O interior bucólico, mítico e oprimido
“Fiquei com medo de voltar”, confessa. “Achei que eu fosse me isolar. Mas entendi o retorno não como isolamento, mas como nova experiência. Eu precisava estar mais perto das minhas origens”. Nas telas, vê-se uma poética interessada na figura do caipira e em episódios cotidianos. O artista subverte o aparente realismo com trocadilhos e erros propositais de concordância nos títulos das obras, acidentes visuais e espaços brancos, incompletos.
As cenas interioranas, registradas em óleos sobre tela como “Cê Gosta de Laranja?” (2013, acima), convivem com obras recentes. Nos quadros da série “Quando a Seca Entra” (2015, abaixo), Baroli pincela um álbum de família a partir de fotografias, recortes e recordações. “A Terra do Zebu e a Casa do Caralho” (2014) marca um abandono das cores ensolaradas e ilustra uma revolta camponesa durante a noite, entre fogueiras e manifestações indignadas, contra figuras autoritárias como a Igreja e o coronelismo agropecuário.
Curadora da mostra e historiadora de arte, Renata Azambuja enxerga nos quadros um resgate da ideia de brasilidade, tão presente na produção nacional do início do século 20. “Baroli nos lembra do Brasil que está isolado, mas ainda existe. Daquilo que parece que não nos pertence, mas nos pertence. As grandes dimensões dos quadros provocam esse contato do espectador com os matutos”, analisa.
A vivência de ateliê
Baroli participou de uma frutífera geração de pintores brasilienses que desponta nacionalmente há alguns anos. “Quando ainda estava aqui, esse fenômeno das galerias independentes ainda não existia”, reflete. Gradualmente, ele percebeu que nomes de amigos candangos começaram a aparecer com mais frequência no eixo Rio-São Paulo.

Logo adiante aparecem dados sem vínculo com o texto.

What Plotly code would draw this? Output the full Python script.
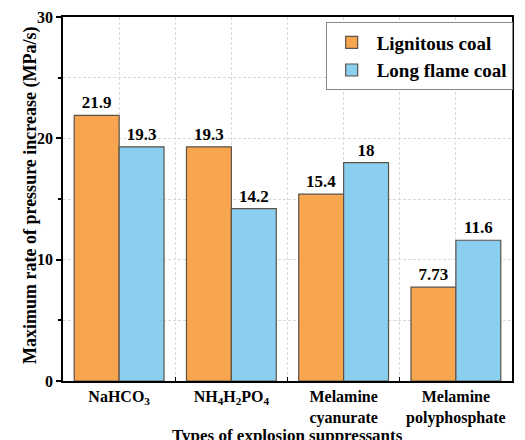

Ainda na capital federal, Baroli formou ateliê coletivo com vários amigos do Instituo de Artes da Universidadede Brasília (IdA). Com alguns deles, teve até banda de rock: a Gilberto Come Bacon, na companhia de Camila Soato, Márcio H. Mota e Moisés Crivelaro, entre outros chegados.
Tendo vivido em realidades tão diferentes como as de Rio e Brasília, ele percebe que na capital do país há mais espaço para a espontaneidade. “Engraçado que até hoje sou conhecido como artista de Brasília”, diz. “O Centro-Oeste pensa a arte de um jeito mais interessante do que no eixo Rio-SP. Aqui, não temos muito essa coisa do comércio, do desejo do colecionador. Há muito mais espaço para a experimentação”, detalha.
A trajetória percorrida entre Uberaba, Brasília e Rio de Janeiro ainda pode resultar num retorno à capital federal. “Já cogitei voltar para um mestrado, por exemplo”, conta. “Expor aqui é muito simbólico, é o lugar que mais fazia sentido para mostrar essas obras”.